Face à cela, la tâche de la psychologie critique n’est pas de « réparer » le sujet épuisé, mais de réhabiliter le sentir comme force de résistance. Réaffecter, ce n’est pas ressentir davantage : c’est ressentir autrement. C’est rouvrir un espace intérieur où l’émotion ne soit plus instrumentalisée, mais habitée.

Cette clinique du réaffecter suppose une désobéissance émotionnelle : refuser de réduire la sensibilité à un outil de performance, retrouver le droit d’être troublé, lent, indocile.
Elle appelle à une écologie du sentir, une manière de vivre, de travailler, de penser qui restaure la densité du lien et la profondeur du monde.

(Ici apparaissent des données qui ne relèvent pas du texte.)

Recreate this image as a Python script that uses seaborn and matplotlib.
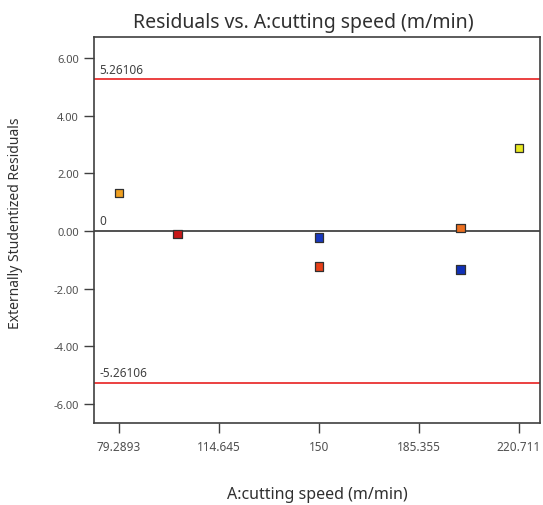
import numpy as np
import pandas as pd
import matplotlib
matplotlib.use('Agg')
import matplotlib.pyplot as plt
import seaborn as sns

# 数据
cutting_speed = [79.2893, 100.0, 150.0, 150.0, 200.0, 200.0, 220.711]
residuals = [1.32, -0.10, -0.22, -1.23, 0.10, -1.34, 2.88]
point_group = ['p1', 'p2', 'p3', 'p4', 'p5', 'p6', 'p7']
point_colors = ['#f0a020', '#c81818', '#1838c0', '#e84018', '#ec7020', '#1030b8', '#e8e820']

x_ticks = [79.2893, 114.645, 150, 185.355, 220.711]
x_tick_labels = ['79.2893', '114.645', '150', '185.355', '220.711']
y_ticks = [-6, -4, -2, 0, 2, 4, 6]
limit = 5.26106

df = pd.DataFrame({'speed': cutting_speed, 'resid': residuals, 'group': point_group})

sns.set_style('white')
plt.rcParams['font.family'] = ['Noto Sans', 'DejaVu Sans']

fig = plt.figure(figsize=(5.43, 5.06), dpi=100)
ax = fig.add_axes([0.1731, 0.162, 0.8214, 0.7628])

# 上下限红线和零线
ax.axhline(limit, color='#e82020', lw=1.2, zorder=1)
ax.axhline(-limit, color='#e82020', lw=1.2, zorder=1)
ax.axhline(0, color='#333333', lw=1.2, zorder=1)

sns.scatterplot(data=df, x='speed', y='resid', hue='group',
                palette=dict(zip(point_group, point_colors)),
                marker='s', s=38, edgecolor='#303030', linewidth=0.9,
                legend=False, ax=ax, zorder=3)

ax.text(72.3, limit + 0.12, '5.26106', fontsize=8.5, color='#404040', va='bottom')
ax.text(72.3, -limit + 0.12, '-5.26106', fontsize=8.5, color='#404040', va='bottom')
ax.text(72.3, 0.15, '0', fontsize=8.5, color='#404040', va='bottom')

ax.set_xlim(70.4, 228.2)
ax.set_ylim(-6.66, 6.72)
ax.set_xticks(x_ticks)
ax.set_xticklabels(x_tick_labels)
ax.set_yticks(y_ticks)
ax.set_yticklabels([f'{v:.2f}' for v in y_ticks])
ax.tick_params(axis='both', direction='out', length=7, width=1, color='#404040',
               labelsize=8, labelcolor='#505050', bottom=True, left=True)
ax.tick_params(axis='x', pad=5, labelsize=8.5)
ax.tick_params(axis='y', pad=4)
for sp in ax.spines.values():
    sp.set_color('#404040')
    sp.set_linewidth(1.2)

ax.set_xlabel('')
ax.set_ylabel('')
fig.text(0.558, 0.955, 'Residuals vs. A:cutting speed (m/min)', ha='center', va='center',
         fontsize=14, color='#303030')
fig.text(0.584, 0.022, 'A:cutting speed (m/min)', ha='center', va='center',
         fontsize=11.5, color='#303030')
fig.text(0.028, 0.559, 'Externally Studentized Residuals', ha='center', va='center',
         rotation=90, fontsize=10, color='#303030')

fig.savefig('out.png', dpi=100)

Conclusion : Pour une psychologie du vivant

La désaffectivation n’est pas un mal passager, mais le symptôme d’une époque. Elle dit l’usure d’un modèle de société qui fait de la sensibilité une marchandise et de la malléabilité un idéal moral. La psychologie critique, en la pensant, ne cherche pas à nostalgiser un âge du pathos perdu, mais à rouvrir le chantier du sensible.

Car sentir, c’est exister politiquement. C’est maintenir, face aux injonctions à la fluidité, le droit d’être affecté, bouleversé, imprévisible. Dans un monde qui nous veut souples, le sentir devient un acte de résistance, un refus d’être réduit à la plasticité docile du vivant administré.